Willow ,'The Killer In Me'
[NAFDA] Spike-centric discussion. Lusty, lewd (only occasionally crude), risque (and frisque), bawdy (Oh, lawdy!), flirty ('cuz we're purty), raunchy talk inside. Caveat lector.
Someone smack me and make me get in the shower.
And FAY!!!
Well, this is my third large tumbler of water since the original request for help. Hopefully it will help.
Fay is wise. Take asprin with those big tumblers of water. Or other headache stuff, anything but Tylenol.
In the morning, sweet tea is a miracle cure.
smacks vw
Good luck on the house, Susan!
Yay, Nora! The actual process of homebuying is always excruciating.
Good luck with the house, Susan. I know you were hoping you could buy it.
Poor Anne and Anne's mom with the packing. I hate packing. At least it looks like the end is in sight.
t Tries to snap vw with a towel. As usual, fails miserably. How does that towel thing work, anyway?
I must work today. Send someone with whips and chains. If they don't use them to make me work, at least I might have some fun.
Congratulations, Nora!
And congratulations for the opportunity you were hoping for, Susan. House~ma so that you can take qdvantage of it.
Congrats on the householding, Nora! And house~ma to Susan and her DH!
And Jilli, my job hunting's turning up some stuff in the Seattle area. So if you can't convince one Buffisa to move out there, you may have backups for the rather nifty sounding fella.
Very good news. Get some inspections so you will have written facts.What Laura said. Also, assuming you're going to do this transaction without a broker to help him net more profit from the sale, get yourselves a good lawyer (apart from the lawyer you'll have to pay for, for your mortgage lender). It might kill you to lay out the cash, but your guy is probably in big ass financial trouble, Susan. He pays no attention to his rent you pay. He doesn't pay bills he should be paying. That's what I know, from your surface conversations, here. It's probably not the half of it.

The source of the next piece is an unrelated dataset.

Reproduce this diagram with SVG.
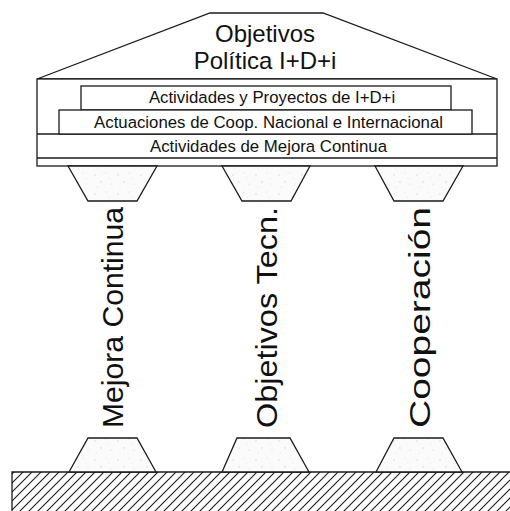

You want to make sure you don't inherit any of his mess, when you buy the house. Also? He's gone through a divorce recently, right? You want your asses covered from every angle.
This post is not offered in the spirit of pessimism. I think you should go for it, provided you can afford it, and the house inspection (pay more for a good one) proves the structure is sound enough to make it worth your while. I just want you to protect yourself.

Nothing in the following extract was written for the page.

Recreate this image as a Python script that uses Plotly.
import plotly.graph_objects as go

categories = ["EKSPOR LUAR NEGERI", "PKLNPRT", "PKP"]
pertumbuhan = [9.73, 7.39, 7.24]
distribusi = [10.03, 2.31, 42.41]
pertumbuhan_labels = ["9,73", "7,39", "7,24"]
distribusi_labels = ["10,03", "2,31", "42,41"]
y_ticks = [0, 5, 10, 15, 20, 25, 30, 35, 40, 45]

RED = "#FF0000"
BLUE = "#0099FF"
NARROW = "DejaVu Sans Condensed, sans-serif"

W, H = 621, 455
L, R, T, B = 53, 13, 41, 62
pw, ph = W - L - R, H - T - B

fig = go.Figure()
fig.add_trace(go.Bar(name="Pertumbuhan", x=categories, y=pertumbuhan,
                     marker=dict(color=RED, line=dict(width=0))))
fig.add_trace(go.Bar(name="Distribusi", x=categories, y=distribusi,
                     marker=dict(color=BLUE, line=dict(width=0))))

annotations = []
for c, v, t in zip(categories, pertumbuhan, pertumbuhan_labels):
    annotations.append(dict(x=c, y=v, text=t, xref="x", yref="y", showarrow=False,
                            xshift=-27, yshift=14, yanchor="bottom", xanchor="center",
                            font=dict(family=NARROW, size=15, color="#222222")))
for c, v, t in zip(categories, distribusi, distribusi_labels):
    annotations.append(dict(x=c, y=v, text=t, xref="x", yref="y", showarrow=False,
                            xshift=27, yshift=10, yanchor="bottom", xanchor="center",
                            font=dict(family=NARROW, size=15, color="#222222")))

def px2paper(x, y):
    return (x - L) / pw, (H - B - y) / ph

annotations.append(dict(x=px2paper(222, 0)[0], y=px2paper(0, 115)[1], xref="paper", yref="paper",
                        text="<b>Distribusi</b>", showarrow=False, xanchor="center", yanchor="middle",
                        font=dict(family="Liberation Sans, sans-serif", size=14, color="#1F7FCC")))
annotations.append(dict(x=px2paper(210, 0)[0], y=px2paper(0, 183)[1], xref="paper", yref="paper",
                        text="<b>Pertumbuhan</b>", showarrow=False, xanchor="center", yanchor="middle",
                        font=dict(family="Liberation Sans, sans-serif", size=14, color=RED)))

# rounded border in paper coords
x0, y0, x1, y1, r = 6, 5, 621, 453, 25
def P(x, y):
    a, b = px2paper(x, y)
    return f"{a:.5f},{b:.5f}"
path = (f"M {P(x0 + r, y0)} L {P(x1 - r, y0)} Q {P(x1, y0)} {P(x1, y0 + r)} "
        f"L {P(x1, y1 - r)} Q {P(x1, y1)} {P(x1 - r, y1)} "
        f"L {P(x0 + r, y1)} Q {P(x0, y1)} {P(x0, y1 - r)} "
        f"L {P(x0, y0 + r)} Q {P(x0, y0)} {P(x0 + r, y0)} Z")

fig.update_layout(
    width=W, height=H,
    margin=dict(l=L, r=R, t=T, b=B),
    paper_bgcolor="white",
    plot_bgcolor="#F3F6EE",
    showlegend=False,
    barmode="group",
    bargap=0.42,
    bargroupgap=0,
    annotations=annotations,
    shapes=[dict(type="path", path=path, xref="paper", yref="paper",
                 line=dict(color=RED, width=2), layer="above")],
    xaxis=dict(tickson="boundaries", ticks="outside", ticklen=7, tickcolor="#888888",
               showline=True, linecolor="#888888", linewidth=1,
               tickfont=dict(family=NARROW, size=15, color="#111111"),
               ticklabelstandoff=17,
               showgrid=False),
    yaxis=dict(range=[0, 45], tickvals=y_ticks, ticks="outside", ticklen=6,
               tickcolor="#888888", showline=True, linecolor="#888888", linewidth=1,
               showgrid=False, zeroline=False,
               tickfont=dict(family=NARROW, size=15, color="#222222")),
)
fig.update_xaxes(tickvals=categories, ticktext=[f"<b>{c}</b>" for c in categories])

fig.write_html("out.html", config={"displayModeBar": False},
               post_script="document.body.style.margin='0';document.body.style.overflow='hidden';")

Grrr. I just got a crack in my windshield from a rock from a big truck on the highway.
Ick, sj. Is it a large crack?
All of the house talk in Natter and Bitches is making me very glad that I'm already locked into a mortgage. I swear, if I wasn't, I'd be too scared to attempt it now.

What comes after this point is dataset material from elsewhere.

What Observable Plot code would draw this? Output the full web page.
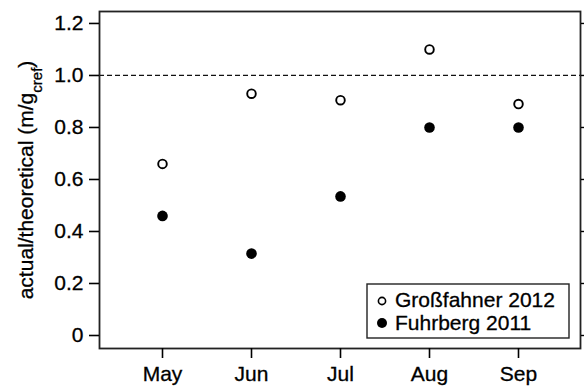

Yay for Nora & Tom and good luck to Susan!
Anne, I think you and your mom should treat yourselves to a massage.
I must work today. Send someone with whips and chains. If they don't use them to make me work, at least I might have some fun.
Ginger, I'd love to send a nice cabana boy dressed in leather...but if I actually find one, I'm keeping him. This'll have to do - GET TO WORK!